Auf dem Konzil haben wir beide ganz am Anfang zusammen einen lateinischen Text über „die Offenbarung Gottes und des Menschen in Jesus Christus" erarbeitet. Auch wenn dieser Text aus der konziliaren Diskussion bald wieder verschwand (was kein Unglück war), so zeigt diese kleine Tatsache doch wohl, daß wir beide uns damals wohl theologisch näher standen als jetzt.

Ratzinger deutet in dem Vorwort zu seiner Eschatologie diese „Kehre" in seiner Theologie selber eindeutig an. Andererseits muß man diesen Wandel bei Ratzinger auch nicht überschätzen, sonst hätte er z. B. meinen „Grundkurs der Theologie" im großen und ganzen nicht so positiv besprechen können, wie er es noch vor kurzem getan hat.

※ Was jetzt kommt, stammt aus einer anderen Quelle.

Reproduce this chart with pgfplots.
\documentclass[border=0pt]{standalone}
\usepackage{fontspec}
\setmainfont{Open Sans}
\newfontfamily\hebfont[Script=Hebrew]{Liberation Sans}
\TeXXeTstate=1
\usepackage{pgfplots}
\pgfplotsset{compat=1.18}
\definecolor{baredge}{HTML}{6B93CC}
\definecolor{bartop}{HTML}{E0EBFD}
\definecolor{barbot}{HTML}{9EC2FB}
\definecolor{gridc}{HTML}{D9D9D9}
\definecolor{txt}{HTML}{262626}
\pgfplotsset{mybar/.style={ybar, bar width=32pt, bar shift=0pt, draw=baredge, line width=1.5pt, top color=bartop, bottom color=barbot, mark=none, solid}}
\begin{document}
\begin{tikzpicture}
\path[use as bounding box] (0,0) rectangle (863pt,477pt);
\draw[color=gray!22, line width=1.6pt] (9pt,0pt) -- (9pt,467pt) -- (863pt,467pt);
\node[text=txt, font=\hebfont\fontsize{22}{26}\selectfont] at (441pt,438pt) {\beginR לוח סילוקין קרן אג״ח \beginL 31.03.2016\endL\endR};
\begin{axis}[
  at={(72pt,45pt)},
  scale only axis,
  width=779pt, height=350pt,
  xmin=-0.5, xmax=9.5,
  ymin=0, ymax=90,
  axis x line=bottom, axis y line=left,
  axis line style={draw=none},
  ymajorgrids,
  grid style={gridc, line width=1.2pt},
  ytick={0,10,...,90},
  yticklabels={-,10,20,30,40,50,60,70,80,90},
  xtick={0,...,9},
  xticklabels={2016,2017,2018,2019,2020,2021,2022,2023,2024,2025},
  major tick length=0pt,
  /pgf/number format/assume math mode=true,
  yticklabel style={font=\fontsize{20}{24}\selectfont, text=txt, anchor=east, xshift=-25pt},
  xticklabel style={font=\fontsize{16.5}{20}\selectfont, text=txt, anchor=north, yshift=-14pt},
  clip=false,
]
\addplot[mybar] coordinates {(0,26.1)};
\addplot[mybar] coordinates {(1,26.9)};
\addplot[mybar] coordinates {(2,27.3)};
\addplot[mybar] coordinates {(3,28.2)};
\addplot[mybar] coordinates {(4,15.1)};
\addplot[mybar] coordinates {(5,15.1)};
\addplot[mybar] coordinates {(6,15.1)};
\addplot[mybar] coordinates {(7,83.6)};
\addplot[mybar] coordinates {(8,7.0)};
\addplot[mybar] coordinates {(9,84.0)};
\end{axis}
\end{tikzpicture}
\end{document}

Und schließlich hat natürlich jeder Theologe das Recht, seine Ansichten zu revidieren, auch wenn dabei er sich wieder traditionelleren Lehren annähert oder anschließt. Dann bleibt immer noch die Frage offen, ob sachlich die frühere oder die spätere Position richtig ist.

Wenn Sie mich nach den Gründen des Papstes für die Berufung Ratzingers fragen, so weiß ich wirklich nicht mehr, als was jedermann aus den Zeitungen entnehmen kann. Die Glaubenskongregation braucht als Chef einen Kardinal, Ratzinger ist es. Die Kongregation braucht an ihrer Spitze einen Theologen; Ratzinger ist gewiß ein bedeutender, kenntnisreicher Theologe mit gewichtigen Veröffentlichungen.

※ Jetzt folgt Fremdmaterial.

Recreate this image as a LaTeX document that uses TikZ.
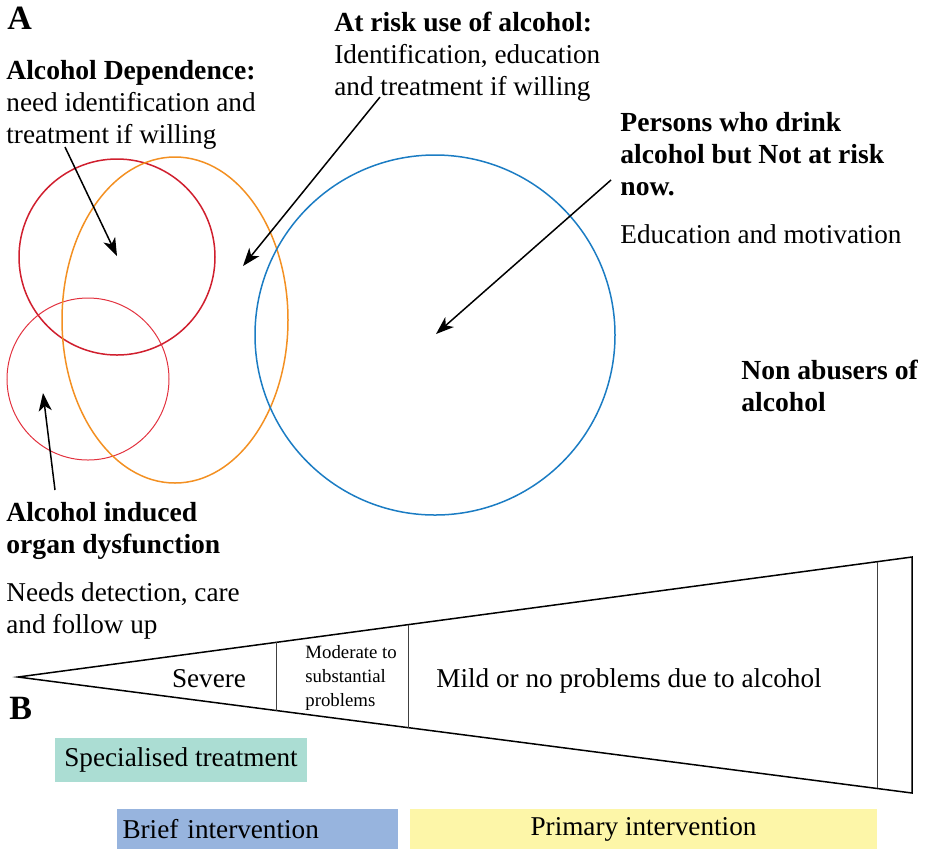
\documentclass[tikz,border=0pt]{standalone}
\usepackage{fontspec}
\setmainfont{Liberation Serif}
\usetikzlibrary{positioning}
\usetikzlibrary{shapes.geometric}
\usetikzlibrary{arrows.meta}
\definecolor{deprd}{HTML}{D01F2E}
\definecolor{orgrd}{HTML}{E2323F}
\definecolor{riskor}{HTML}{F39022}
\definecolor{drinkbl}{HTML}{1B7CC3}
\definecolor{spectl}{HTML}{ABDDD3}
\definecolor{briefbl}{HTML}{97B4DE}
\definecolor{primyl}{HTML}{FDF6A8}
\newcommand{\hdfont}{\fontsize{13.8}{16}\selectfont\bfseries}
\tikzset{lbl/.style={anchor=north west,inner sep=0pt,align=left,font=\fontsize{13.6}{16}\selectfont}}
\tikzset{big/.style={anchor=north west,inner sep=0pt,font=\fontsize{17}{17}\selectfont\bfseries}}
\tikzset{ring/.style={circle,line width=0.75pt,inner sep=0pt}}
\tikzset{band/.style={rectangle,inner sep=0pt,font=\fontsize{13.6}{16}\selectfont}}
\tikzset{>={Stealth[length=9pt,width=6.5pt,inset=2.5pt]}}

\begin{document}
\begin{tikzpicture}[x=0.5pt,y=-0.5pt]
\useasboundingbox (0,0) rectangle (925,848);

\node[big] at (7,7) (A) {A};
\node[big] at (9,697) (B) {B};

\node[ring,draw=deprd,minimum size=98pt] at (117,257) (dep) {};
\node[ring,draw=orgrd,line width=0.5pt,minimum size=81pt] at (88,379) (org) {};
\node[ellipse,draw=riskor,line width=0.75pt,inner sep=0pt,minimum width=113pt,minimum height=163pt] at (175,320) (risk) {};
\node[ring,draw=drinkbl,minimum size=180pt] at (435,335) (drink) {};

\node[lbl] at (6,60) (deptxt) {{\hdfont Alcohol Dependence:}\\need identification and\\treatment if willing};
\node[lbl] at (334,12) (risktxt) {{\hdfont At risk use of alcohol:}\\Identification, education\\and treatment if willing};
\node[lbl] at (620,112) (drinktxt) {\hdfont Persons who drink\\\hdfont alcohol but Not at risk\\\hdfont now.};
\node[lbl] at (620,224) (drinkedu) {Education and motivation};
\node[lbl] at (741,360) (nonab) {\hdfont Non abusers of\\\hdfont alcohol};
\node[lbl] at (6,502) (orgtxt) {\hdfont Alcohol induced\\\hdfont organ dysfunction};
\node[lbl] at (6,582) (orgcare) {Needs detection, care\\and follow up};

\coordinate (depfrom) at (65,147);
\coordinate (depto) at (117,256);
\coordinate (riskfrom) at (380,97);
\coordinate (riskto) at (243,266);
\coordinate (drinkfrom) at (611,180);
\coordinate (drinkto) at (436,334);
\coordinate (orgfrom) at (55,490);
\coordinate (orgto) at (43,393);

\draw[->,line width=0.75pt] (depfrom) -- (depto);
\draw[->,line width=0.75pt] (riskfrom) -- (riskto);
\draw[->,line width=0.75pt] (drinkfrom) -- (drinkto);
\draw[->,line width=0.75pt] (orgfrom) -- (orgto);

\coordinate (tip) at (18,677);
\coordinate (wtop) at (912,557);
\coordinate (wbot) at (912,793);
\draw[line width=0.75pt] (tip) -- (wtop) -- (wbot) -- cycle;
\draw[line width=0.5pt,black!75] (276,642) -- (276,711);
\draw[line width=0.5pt,black!75] (408,625) -- (408,728);
\draw[line width=0.5pt,black!75] (877,562) -- (877,788);

\node[band] at (209,679) (severe) {Severe};
\node[lbl,font=\fontsize{9.4}{12}\selectfont] at (305,645) (moder) {Moderate to\\substantial\\problems};
\node[band,anchor=west] at (436,681) (mild) {Mild or no problems due to alcohol};

\node[band,fill=spectl,minimum width=126pt,minimum height=22pt] at (181,760) (spec) {Specialised treatment};
\node[band,fill=briefbl,minimum width=140.5pt,minimum height=20pt,text width=135pt,align=left] at (257.5,829) (brief) {Brief intervention};
\node[band,fill=primyl,minimum width=233.5pt,minimum height=20pt] at (643.5,829) (prim) {Primary intervention};

\end{tikzpicture}
\end{document}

Ich wüßte nicht, ob jemals an der Spitze dieser Kongregation ein Theologe gestanden hat, der so wie Ratzinger auf dem Gebiet der theologischen Fachwissenschaft sich ausgewiesen hat. Ratzinger genießt aus mehreren Begegnungen mit Johannes Paul dessen persönliche Sympathie, was sicher auch zu seiner Berufung beigetragen hat.

2. Manches der zweiten Frage habe ich wohl schon bei der ersten beantwortet. Ich selbst würde meinen, daß Ratzinger manche Gefahren und Schäden in der Kirche, die nach dem Konzil deutlicher geworden sind, richtig sieht, daß aber der Aggiornamento, der in der Kirche mit dem Konzil begonnen wurde, dennoch noch längst nicht vollendet ist. Er kann selbstverständlich auch nicht ersetzt werden durch eine Rückkehr einfach zu dem, was einmal früher' in Kirche und Theologie gültig war.

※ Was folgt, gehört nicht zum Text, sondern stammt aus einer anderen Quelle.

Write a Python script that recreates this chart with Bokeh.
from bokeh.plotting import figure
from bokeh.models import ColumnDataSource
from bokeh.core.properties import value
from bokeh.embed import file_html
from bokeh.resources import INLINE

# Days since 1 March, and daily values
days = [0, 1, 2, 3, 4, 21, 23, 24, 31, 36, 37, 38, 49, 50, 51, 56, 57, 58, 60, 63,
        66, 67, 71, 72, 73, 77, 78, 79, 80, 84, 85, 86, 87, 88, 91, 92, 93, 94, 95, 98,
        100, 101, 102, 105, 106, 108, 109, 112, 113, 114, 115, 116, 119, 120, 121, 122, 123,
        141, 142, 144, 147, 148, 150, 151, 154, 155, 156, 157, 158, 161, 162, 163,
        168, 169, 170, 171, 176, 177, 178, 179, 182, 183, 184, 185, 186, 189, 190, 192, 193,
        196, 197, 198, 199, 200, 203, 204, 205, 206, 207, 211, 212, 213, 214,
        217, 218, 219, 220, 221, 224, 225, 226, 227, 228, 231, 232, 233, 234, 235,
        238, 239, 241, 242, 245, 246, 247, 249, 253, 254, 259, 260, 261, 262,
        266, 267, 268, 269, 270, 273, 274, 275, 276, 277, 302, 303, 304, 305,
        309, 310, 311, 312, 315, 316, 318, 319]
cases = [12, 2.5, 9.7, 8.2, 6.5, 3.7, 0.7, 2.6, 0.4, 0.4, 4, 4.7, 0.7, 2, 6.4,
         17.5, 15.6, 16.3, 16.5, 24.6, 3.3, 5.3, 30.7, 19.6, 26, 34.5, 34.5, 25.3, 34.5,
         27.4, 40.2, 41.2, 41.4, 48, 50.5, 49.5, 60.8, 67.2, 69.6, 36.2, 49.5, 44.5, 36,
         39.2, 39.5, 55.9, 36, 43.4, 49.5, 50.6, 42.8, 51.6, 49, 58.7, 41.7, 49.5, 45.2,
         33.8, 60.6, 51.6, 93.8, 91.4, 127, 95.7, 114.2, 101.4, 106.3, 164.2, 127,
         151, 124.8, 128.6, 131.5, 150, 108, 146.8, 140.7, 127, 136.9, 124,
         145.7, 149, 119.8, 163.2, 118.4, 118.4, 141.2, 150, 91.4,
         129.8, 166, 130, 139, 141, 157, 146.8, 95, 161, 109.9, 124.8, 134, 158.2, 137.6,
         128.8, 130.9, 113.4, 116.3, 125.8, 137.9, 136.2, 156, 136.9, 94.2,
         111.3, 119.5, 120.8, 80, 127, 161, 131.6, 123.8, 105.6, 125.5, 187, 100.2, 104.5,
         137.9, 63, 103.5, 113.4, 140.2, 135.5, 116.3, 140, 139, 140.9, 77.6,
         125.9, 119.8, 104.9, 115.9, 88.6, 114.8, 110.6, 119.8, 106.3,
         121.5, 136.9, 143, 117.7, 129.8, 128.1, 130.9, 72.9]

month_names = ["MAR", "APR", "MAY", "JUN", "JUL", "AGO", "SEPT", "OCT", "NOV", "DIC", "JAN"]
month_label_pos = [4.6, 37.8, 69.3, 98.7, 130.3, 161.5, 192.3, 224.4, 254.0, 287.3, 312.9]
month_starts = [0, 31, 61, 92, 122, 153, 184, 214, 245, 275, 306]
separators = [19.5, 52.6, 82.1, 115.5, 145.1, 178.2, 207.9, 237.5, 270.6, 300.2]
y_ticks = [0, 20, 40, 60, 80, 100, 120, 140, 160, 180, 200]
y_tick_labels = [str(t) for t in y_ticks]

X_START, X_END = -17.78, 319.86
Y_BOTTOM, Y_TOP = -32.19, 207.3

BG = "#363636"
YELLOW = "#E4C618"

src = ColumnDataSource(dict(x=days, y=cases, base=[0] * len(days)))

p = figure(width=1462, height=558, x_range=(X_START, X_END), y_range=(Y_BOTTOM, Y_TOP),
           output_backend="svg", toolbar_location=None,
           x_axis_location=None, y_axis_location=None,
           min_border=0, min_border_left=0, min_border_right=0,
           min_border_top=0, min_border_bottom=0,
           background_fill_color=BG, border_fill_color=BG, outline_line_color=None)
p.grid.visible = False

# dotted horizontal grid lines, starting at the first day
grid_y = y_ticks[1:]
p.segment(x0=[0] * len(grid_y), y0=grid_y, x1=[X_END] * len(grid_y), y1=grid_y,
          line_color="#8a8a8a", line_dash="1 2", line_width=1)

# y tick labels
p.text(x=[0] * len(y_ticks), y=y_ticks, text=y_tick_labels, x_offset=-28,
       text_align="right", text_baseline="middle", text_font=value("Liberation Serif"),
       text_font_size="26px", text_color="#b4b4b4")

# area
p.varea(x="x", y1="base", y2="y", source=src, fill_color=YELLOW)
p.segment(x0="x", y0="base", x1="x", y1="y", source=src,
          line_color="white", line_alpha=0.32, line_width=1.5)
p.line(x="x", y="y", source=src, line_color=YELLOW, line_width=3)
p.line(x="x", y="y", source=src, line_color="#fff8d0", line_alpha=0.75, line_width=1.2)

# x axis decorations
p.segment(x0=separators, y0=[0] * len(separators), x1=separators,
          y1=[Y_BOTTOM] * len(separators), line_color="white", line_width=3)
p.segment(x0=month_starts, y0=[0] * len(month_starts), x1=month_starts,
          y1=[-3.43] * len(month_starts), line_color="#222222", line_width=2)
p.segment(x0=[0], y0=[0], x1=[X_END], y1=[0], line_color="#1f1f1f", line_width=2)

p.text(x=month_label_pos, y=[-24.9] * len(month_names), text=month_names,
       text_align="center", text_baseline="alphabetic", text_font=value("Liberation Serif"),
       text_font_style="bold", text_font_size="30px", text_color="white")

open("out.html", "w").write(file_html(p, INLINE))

Den unleugbaren Gefahren unserer heutigen Situation in der Kirche kann man nicht mit einem sterilen Konservatismus begegnen. Die Norm richtiger Anpassung ist natürlich nicht die beliebige Meinung unserer Gegenwart, sondern das radikale Verständnis des Evangeliums, von dem ja nicht bloß die übliche Moderne, sondern auch die traditionelle Übung und Mentalität in der Kirche sich entfernen. Ob Ratzinger selbst bloß restaurativ wirken wird in seinem neuen Amt, das zu prophezeien oder zu fürchten, fällt nicht in meine Kompetenz.

3. Wenn Ratzinger wirklich selber sein Ziel als „die Kultur der Intuition und des Herzens" bezeichnen sollte, dann ist das sein gutes Recht. Ob mit dieser Beschreibung seine Aufgabe als Präfekt der Glaubenskongregation umrissen werden kann, ist für mich eine andere Frage, zumal wohl jedermann zugeben wird, daß „Intuition" und „Herz" sehr vieldeutige Begriffe sind und Ratzinger gewiß nicht auf ein beliebiges Verständnis dieser Worte festgelegt werden kann.

Selbstverständlich muß die Wahrheit der Offenbarung, die die Glaubenskongregation hüten muß, auch, soll sie wirklich ihr selbst gemäß verkündigt werden, eine Sache des Herzens sein und ein Moment einer nicht mehr auflösbaren „Intuition" enthalten. Aber mit diesen beiden Worten allein läßt sich die neue Aufgabe Ratzingers wohl nicht beschreiben. Ich glaube nicht, daß Ratzinger da anderer Meinung ist.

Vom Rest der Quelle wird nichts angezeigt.